**Challenge**: Begin the copy with the line that contains "Write the matplotlib code for this chart." and end it with the line that contains "plt.rcParams['mathtext.it'] = 'Liberation". Print these lines exactly and omit all pictures.

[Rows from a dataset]
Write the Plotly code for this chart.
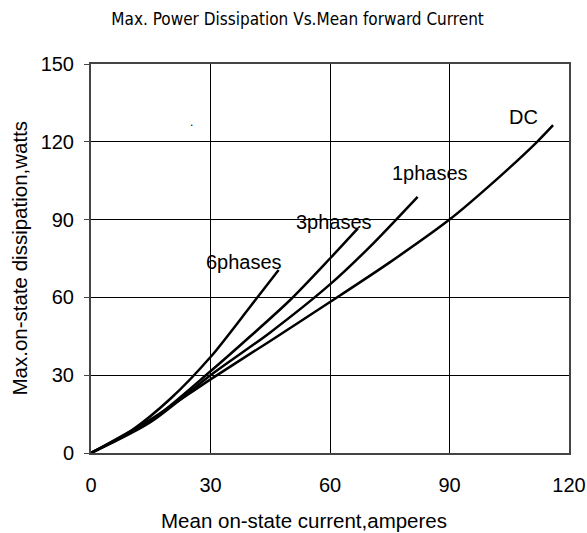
import plotly.graph_objects as go

# Data
dc_current = [0, 15, 30, 45, 60, 75, 90, 100, 112, 116]
dc_power = [0, 13, 28.4, 43.2, 58.2, 73.5, 90, 103, 120, 126.4]

ph1_current = [0, 15, 30, 45, 60, 70, 82]
ph1_power = [0, 12, 30, 46.5, 65, 79.5, 98.8]

ph3_current = [0, 15, 30, 40, 50, 60, 67]
ph3_power = [0, 12.5, 31.5, 45, 59, 75, 86.6]

ph6_current = [0, 10, 20, 30, 40, 47.1]
ph6_power = [0, 8.5, 21, 37, 56.5, 70.6]

series_names = ["DC", "1phases", "3phases", "6phases"]
label_x = [108.5, 85, 61.1, 38.5]
label_y = [129.6, 107.8, 89.1, 73.7]

x_ticks = [0, 30, 60, 90, 120]
y_ticks = [0, 30, 60, 90, 120, 150]

FONT = "Liberation Sans, Arial, sans-serif"

fig = go.Figure()
for xs, ys, name in [(dc_current, dc_power, "DC"), (ph1_current, ph1_power, "1phases"),
                     (ph3_current, ph3_power, "3phases"), (ph6_current, ph6_power, "6phases")]:
    fig.add_trace(go.Scatter(x=xs, y=ys, mode="lines", name=name,
                             line=dict(color="black", width=2.5, shape="spline", smoothing=0.8),
                             showlegend=False, hoverinfo="skip"))

for name, lx, ly in zip(series_names, label_x, label_y):
    fig.add_annotation(x=lx, y=ly, text=name, showarrow=False,
                       font=dict(family=FONT, size=20, color="black"))

fig.add_annotation(x=25.2, y=127.5, text=".", showarrow=False,
                   font=dict(family=FONT, size=12, color="black"))

# axis titles
fig.add_annotation(xref="paper", yref="paper", x=0.446, y=-0.173, xanchor="center", yanchor="middle",
                   text="Mean on-state current,amperes", showarrow=False,
                   font=dict(family=FONT, size=20.5, color="black"))
fig.add_annotation(xref="paper", yref="paper", x=-0.1506, y=0.5, xanchor="center", yanchor="middle",
                   text="Max.on-state dissipation,watts", textangle=-90, showarrow=False,
                   font=dict(family=FONT, size=20.5, color="black"))

axis_font = dict(family=FONT, size=20, color="black")
fig.update_layout(
    width=587, height=533,
    margin=dict(l=91, r=18, t=64, b=80, autoexpand=False),
    paper_bgcolor="white", plot_bgcolor="white",
    title=dict(text="Max. Power Dissipation Vs.Mean forward Current",
               x=0.507, xanchor="center", yref="container", y=0.964, yanchor="middle",
               font=dict(family="Liberation Sans Narrow, DejaVu Sans Condensed, sans-serif",
                         size=17, color="black")),
    xaxis=dict(range=[0, 120], tickvals=x_ticks, showgrid=True, gridcolor="black", gridwidth=1,
               showline=True, linecolor="#444", linewidth=2, mirror=True, zeroline=False,
               ticks="", tickfont=axis_font, ticklabelstandoff=13),
    yaxis=dict(range=[0, 150], tickvals=y_ticks, showgrid=True, gridcolor="black", gridwidth=1,
               showline=True, linecolor="#444", linewidth=2, mirror=True, zeroline=False,
               ticks="outside", ticklen=5, tickcolor="#444", tickfont=axis_font,
               ticklabelstandoff=6),
)

fig.write_html("out.html", config={"displayModeBar": False},
               post_script="document.body.style.margin='0px';document.body.style.overflow='hidden';")
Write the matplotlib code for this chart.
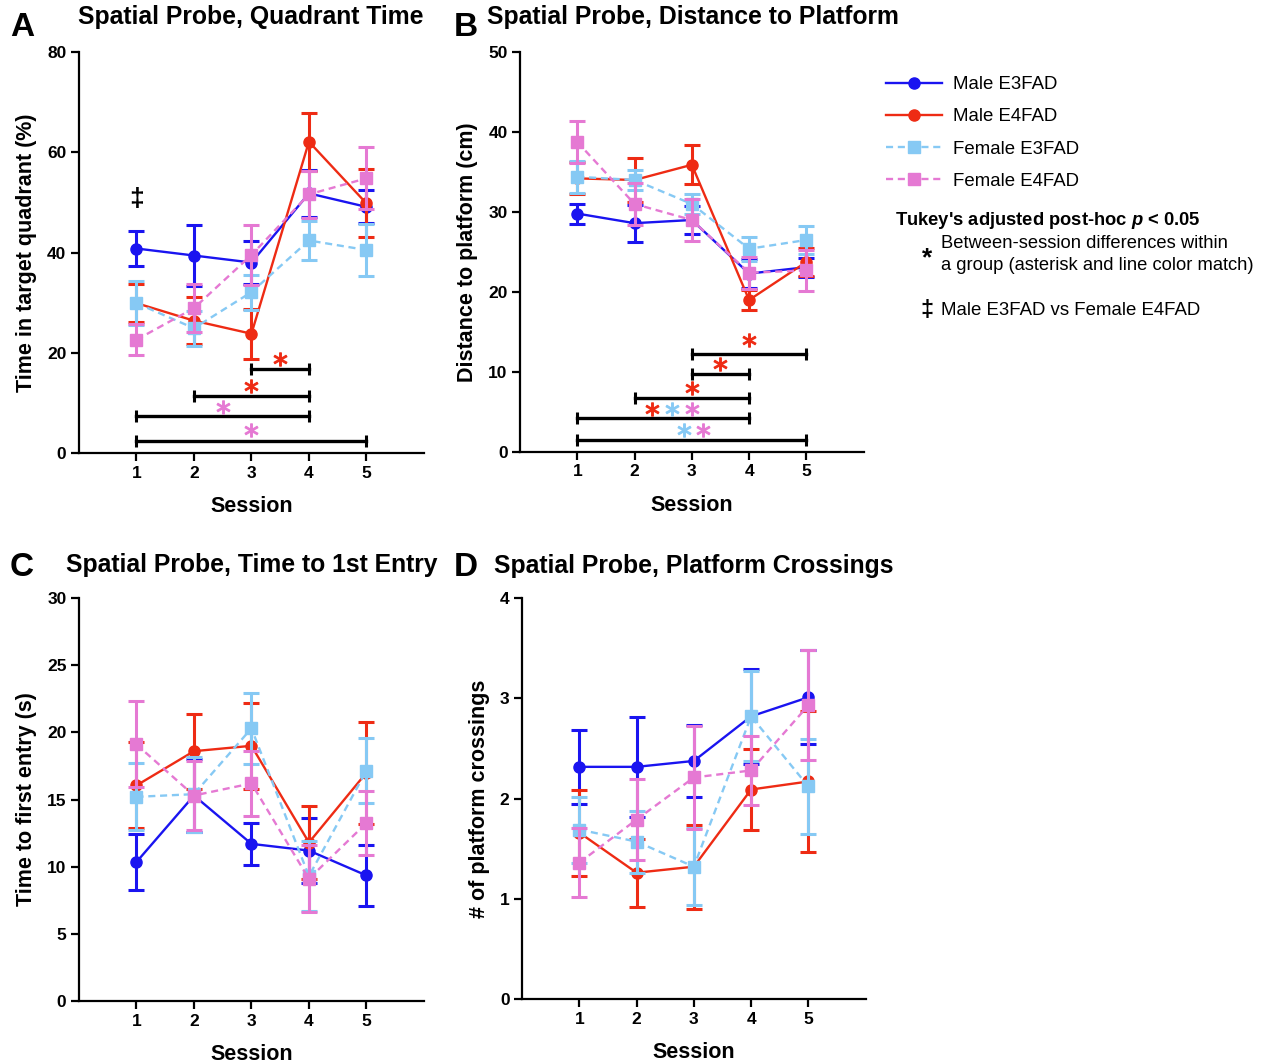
import matplotlib
matplotlib.use("Agg")
import matplotlib.pyplot as plt
from matplotlib.lines import Line2D

plt.rcParams['font.family'] = ['Liberation Sans', 'DejaVu Sans']
plt.rcParams['mathtext.fontset'] = 'custom'
plt.rcParams['mathtext.it'] = 'Liberation Sans:italic:bold'

sessions = [1, 2, 3, 4, 5]
groups = ["Male E3FAD", "Male E4FAD", "Female E3FAD", "Female E4FAD"]
colors = ["#1a14f0", "#ee2b14", "#86c9f4", "#e579d3"]
markers = ["o", "o", "s", "s"]
styles = ["-", "-", (0, (3, 2)), (0, (3, 2))]

# A: time in target quadrant (%)
quad_m3 = [40.8, 39.4, 38.0, 51.8, 49.1]
quad_m4 = [29.9, 26.4, 23.8, 62.1, 49.8]
quad_f3 = [29.9, 24.9, 32.1, 42.4, 40.5]
quad_f4 = [22.6, 28.9, 39.5, 51.6, 54.8]
quad_m3_sem = [3.4, 6.0, 4.2, 4.7, 3.3]
quad_m4_sem = [3.8, 4.7, 5.0, 5.8, 6.8]
quad_f3_sem = [4.4, 3.5, 3.5, 3.9, 5.2]
quad_f4_sem = [3.1, 4.8, 5.9, 4.7, 6.2]

# B: distance to platform (cm)
dist_m3 = [29.8, 28.6, 29.0, 22.3, 23.1]
dist_m4 = [34.2, 34.0, 35.9, 19.0, 23.75]
dist_f3 = [34.4, 34.0, 31.0, 25.4, 26.5]
dist_f4 = [38.75, 31.0, 29.0, 22.4, 22.7]
dist_m3_sem = [1.25, 2.3, 1.8, 1.8, 1.2]
dist_m4_sem = [2.0, 2.8, 2.45, 1.3, 1.8]
dist_f3_sem = [2.0, 1.2, 1.2, 1.5, 1.7]
dist_f4_sem = [2.6, 2.6, 2.6, 2.0, 2.55]

# C: time to first entry (s)
entry_m3 = [10.35, 15.3, 11.7, 11.2, 9.35]
entry_m4 = [16.05, 18.6, 19.0, 11.8, 17.0]
entry_f3 = [15.2, 15.4, 20.3, 9.3, 17.15]
entry_f4 = [19.1, 15.3, 16.2, 9.1, 13.25]
entry_m3_sem = [2.05, 2.7, 1.55, 2.4, 2.3]
entry_m4_sem = [3.2, 2.8, 3.2, 2.7, 3.8]
entry_f3_sem = [2.5, 2.8, 2.65, 2.6, 2.4]
entry_f4_sem = [3.2, 2.55, 2.4, 2.5, 2.35]

# D: platform crossings
cross_m3 = [2.316, 2.316, 2.375, 2.82, 3.01]
cross_m4 = [1.66, 1.26, 1.32, 2.09, 2.17]
cross_f3 = [1.69, 1.57, 1.32, 2.82, 2.12]
cross_f4 = [1.36, 1.79, 2.21, 2.28, 2.93]
cross_m3_sem = [0.37, 0.5, 0.355, 0.475, 0.47]
cross_m4_sem = [0.43, 0.34, 0.42, 0.4, 0.7]
cross_f3_sem = [0.33, 0.31, 0.385, 0.45, 0.47]
cross_f4_sem = [0.345, 0.4, 0.515, 0.34, 0.55]

# significance brackets: (from session, to session, y)
sig_bars_a = [(3, 4, 16.7), (2, 4, 11.4), (1, 4, 7.3), (1, 5, 2.5)]
sig_stars_a = [(3.5, 18.7, 1), (3.0, 13.3, 1), (2.5, 9.2, 3), (3.0, 4.6, 3)]
sig_bars_b = [(3, 5, 12.3), (3, 4, 9.8), (2, 4, 6.8), (1, 4, 4.3), (1, 5, 1.5)]
sig_stars_b = [(4.0, 14.0, 1), (3.5, 11.0, 1), (3.0, 8.0, 1),
               (2.3, 5.4, 1), (2.65, 5.4, 2), (3.0, 5.4, 3),
               (2.87, 2.7, 2), (3.2, 2.7, 3)]


def draw_panel(ax, means, sems, ymax, yticks, ylabel):
    for i, (m, s) in enumerate(zip(means, sems)):
        ax.errorbar(sessions, m, yerr=s, fmt="none", ecolor=colors[i],
                    elinewidth=2.2, capsize=6, capthick=2.2, zorder=3 + i)
        ax.plot(sessions, m, color=colors[i], marker=markers[i], ms=8,
                ls=styles[i], lw=1.7, zorder=3 + i)
    ax.set_xlim(0, 6)
    ax.set_ylim(0, ymax)
    ax.set_xticks(sessions)
    ax.set_yticks(yticks)
    for sp in ["top", "right"]:
        ax.spines[sp].set_visible(False)
    for sp in ["left", "bottom"]:
        ax.spines[sp].set_linewidth(1.6)
    ax.tick_params(width=1.6, length=6, labelsize=12.5, pad=3)
    for lab in ax.get_xticklabels() + ax.get_yticklabels():
        lab.set_fontweight("bold")
    ax.set_xlabel("Session", fontsize=15.5, fontweight="bold", labelpad=11)
    ax.set_ylabel(ylabel, fontsize=15.5, fontweight="bold", labelpad=7)


def draw_sig(ax, bars, stars):
    for x0, x1, y in bars:
        ax.plot([x0, x1], [y, y], color="black", lw=2.4, marker="|", ms=9,
                mew=2.2, zorder=2)
    for x, y, ci in stars:
        ax.plot(x, y, marker="$*$", ms=9.5, color=colors[ci], mew=0.9, zorder=2)


fig = plt.figure(figsize=(12.68, 10.63), dpi=100)
axA = fig.add_axes([0.0623, 0.5738, 0.272, 0.3773])
axB = fig.add_axes([0.4101, 0.5748, 0.271, 0.3763])
axC = fig.add_axes([0.0623, 0.0583, 0.272, 0.3791])
axD = fig.add_axes([0.4117, 0.0602, 0.271, 0.3772])

draw_panel(axA, [quad_m3, quad_m4, quad_f3, quad_f4],
           [quad_m3_sem, quad_m4_sem, quad_f3_sem, quad_f4_sem],
           80, [0, 20, 40, 60, 80], "Time in target quadrant (%)")
draw_sig(axA, sig_bars_a, sig_stars_a)
axA.text(1, 50.6, "\u2021", ha="center", va="center", fontsize=19, fontweight="bold")

draw_panel(axB, [dist_m3, dist_m4, dist_f3, dist_f4],
           [dist_m3_sem, dist_m4_sem, dist_f3_sem, dist_f4_sem],
           50, [0, 10, 20, 30, 40, 50], "Distance to platform (cm)")
draw_sig(axB, sig_bars_b, sig_stars_b)

draw_panel(axC, [entry_m3, entry_m4, entry_f3, entry_f4],
           [entry_m3_sem, entry_m4_sem, entry_f3_sem, entry_f4_sem],
           30, [0, 5, 10, 15, 20, 25, 30], "Time to first entry (s)")

draw_panel(axD, [cross_m3, cross_m4, cross_f3, cross_f4],
           [cross_m3_sem, cross_m4_sem, cross_f3_sem, cross_f4_sem],
           4, [0, 1, 2, 3, 4], "# of platform crossings")

# titles and panel letters
fig.text(78 / 1268, 1 - 17 / 1063, "Spatial Probe, Quadrant Time", fontsize=17.8,
         fontweight="bold", va="center")
fig.text(487 / 1268, 1 - 17 / 1063, "Spatial Probe, Distance to Platform", fontsize=17.8,
         fontweight="bold", va="center")
fig.text(66 / 1268, 1 - 565 / 1063, "Spatial Probe, Time to 1st Entry", fontsize=17.8,
         fontweight="bold", va="center")
fig.text(494 / 1268, 1 - 566 / 1063, "Spatial Probe, Platform Crossings", fontsize=17.8,
         fontweight="bold", va="center")
for letter, x, y in [("A", 22, 27), ("B", 466, 27), ("C", 22, 568), ("D", 466, 568)]:
    fig.text(x / 1268, 1 - y / 1063, letter, fontsize=24, fontweight="bold",
             ha="center", va="center")

# legend
handles = [Line2D([], [], color=colors[i], marker=markers[i], ms=8, ls=styles[i], lw=1.7)
           for i in range(4)]
fig.legend(handles, groups, loc="upper left", bbox_to_anchor=(886 / 1268, 1 - 76 / 1063),
           frameon=False, fontsize=13.4, handlelength=3, handletextpad=0.6,
           labelspacing=0.82, borderpad=0, borderaxespad=0)

fig.text(895 / 1268, 1 - 221 / 1063, "Tukey's adjusted post-hoc $p$ < 0.05",
         fontsize=13.2, fontweight="bold", va="center")
fig.text(927 / 1268, 1 - 258 / 1063, "*", fontsize=19, fontweight="bold",
         ha="center", va="center")
fig.text(941 / 1268, 1 - 243 / 1063, "Between-session differences within",
         fontsize=13.2, va="center")
fig.text(941 / 1268, 1 - 266 / 1063, "a group (asterisk and line color match)",
         fontsize=13.2, va="center")
fig.text(927 / 1268, 1 - 310 / 1063, "\u2021", fontsize=17, fontweight="bold",
         ha="center", va="center")
fig.text(941 / 1268, 1 - 310 / 1063, "Male E3FAD vs Female E4FAD",
         fontsize=13.4, va="center")

fig.savefig("out.png", dpi=100)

**Solution**:
Write the matplotlib code for this chart.
import matplotlib
matplotlib.use("Agg")
import matplotlib.pyplot as plt
from matplotlib.lines import Line2D

plt.rcParams['font.family'] = ['Liberation Sans', 'DejaVu Sans']
plt.rcParams['mathtext.fontset'] = 'custom'
plt.rcParams['mathtext.it'] = 'Liberation Sans:italic:bold'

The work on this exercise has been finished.